(La Superagencia; 2005)

By Sean Ford | 15 November 2007

2005 started about as shitty as humanly possible for your intrepid reviewer; within 48 hours of returning to work after the holiday last year I heard that two of my favorite bands of the decade had disbanded. The demise of Mclusky and the Unicorns was a shocking blow to my outlook on the indie music world and I spent much of 2005 looking high and low for bands to replace my two titans. Results were mixed. I think the best thing I learned was to cast my net wider, keep my ears open for recommendations and try stuff I wouldn’t necessarily go for. Following one such recommendation led me to check out a Venezuelan band on the very last day of 2005. A few weeks ago if you’d asked me about the Venezuelan music scene I would have looked at you like you were nuts. Now, ask me the same question and my face will light up and I’ll ask excitedly, “Have you heard that Todosantos album?”

Unfortunately, no one has been asking me that particular question, but that hasn’t stopped me from pushing this album on pretty much anyone and everyone I know.
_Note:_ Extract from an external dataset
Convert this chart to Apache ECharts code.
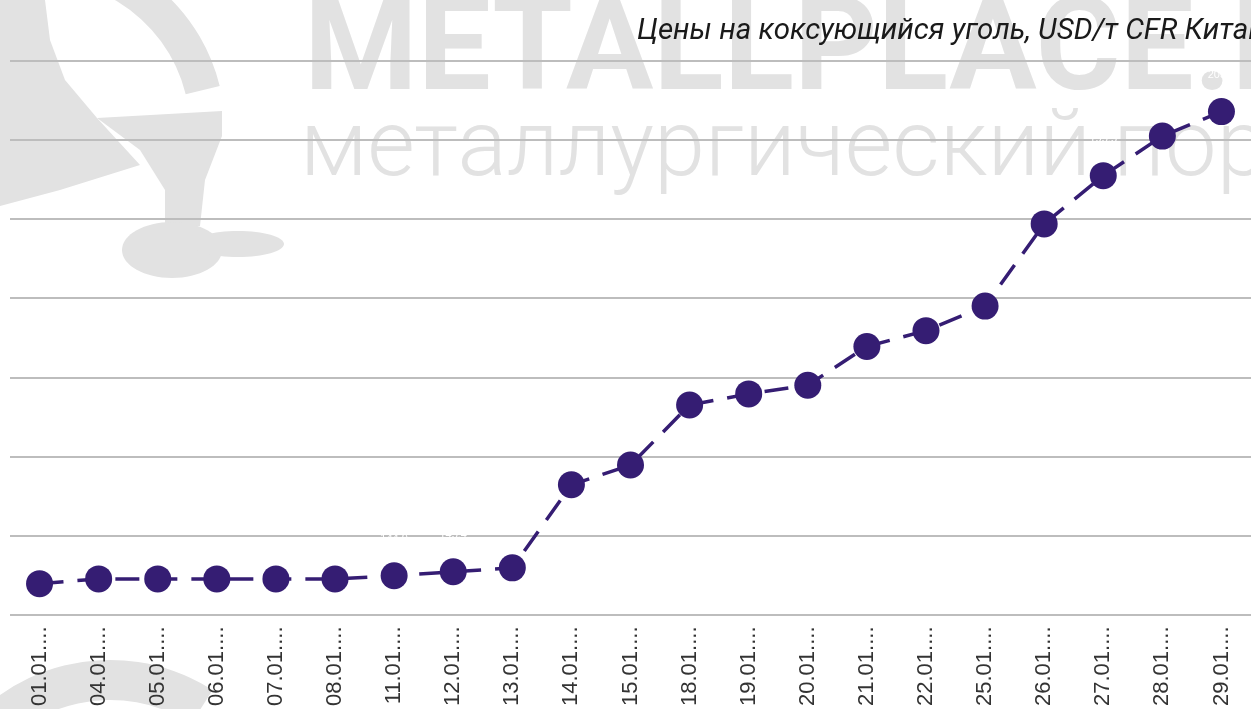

Because this band, this wonderfully rocking glitch band from Caracas, Venezuela, has been pretty much all I’ve listened to in the past few weeks. I’ve shamefully left a big pile of holiday gift CDs painfully underplayed as I inject the seering, humming rock narcotic of “A Veces” (we've got it for download to your upper left, give it a shot) a few more times.

Todosantos display a heady dexterity with the sounds of electro-pop, glitch and even some post-punk, employing them to create tracks that are either wonderfully evocative and pulsing glitch tracks or soaring anthems that ride the fence between electronica and indie rock. Fair warning: songs like “A Veces” and “Año Nuevo” are utterly addictive. There’s a definite nod to New Order in the electrically crackling feel that suffuses the album, but the knifing riff, yelped lyrics and post-punk beat of “Ian Curtis” show that Todosantos is fans of Hook and Sumner’s earlier outfit as well.

But at other moments, as on the warm, lulling “Estupido,” they excel at a lushly layered form of glitch pop so expertly mixed with the live music that it belies its home studio invention. This side of the band demonstrates a deep affinity with the work of artists like the Notwist, the Books and Four Tet. These intricate songs are anthemic in their own way and sort of endlessly listenable and have been aided by some of Venezuela’s best lap-top artists. “Diciembre” features a light guitar riff that is soon joined by pulsing, mellow electronica as the song becomes a lazy epic. Somehow a sample from Panda Bear’s Young Prayer works it’s way into one of the songs and manages to seem perfectly at home.

The contrast in styles can make it a little hard to pin down the band, but in that way the album feels oddly similar to Broken Social Scene’s eclectic You Forgot It In People. The album’s seemingly disparate parts have been mixed and slaved over with the love and devotion of someone trying to make a perfect mixtape for a friend. And Todosantos seems to excel whether they’re dropping druggy, looping beats, glitchy ones or more raw punk stuff. And this is because in similar fashion to BSS, despite all of Todosantos’ bells and whistles, on most songs the band’s versatile guitarists drive the sound, whether it’s on the anthemic, glorious “Año Nuevo” or the mellow “Provencia” or the glitch-laden, driving opener “1999.”

After a year rife with bands making seeming one off albums that purposely went away from their strengths and not too many new bands entering the fray, Todosantos’ Aeropuerto is a breath of fresh air. They are a relentlessly creative and intriguing band, one well worth watching and rooting for, even from halfway across the globe.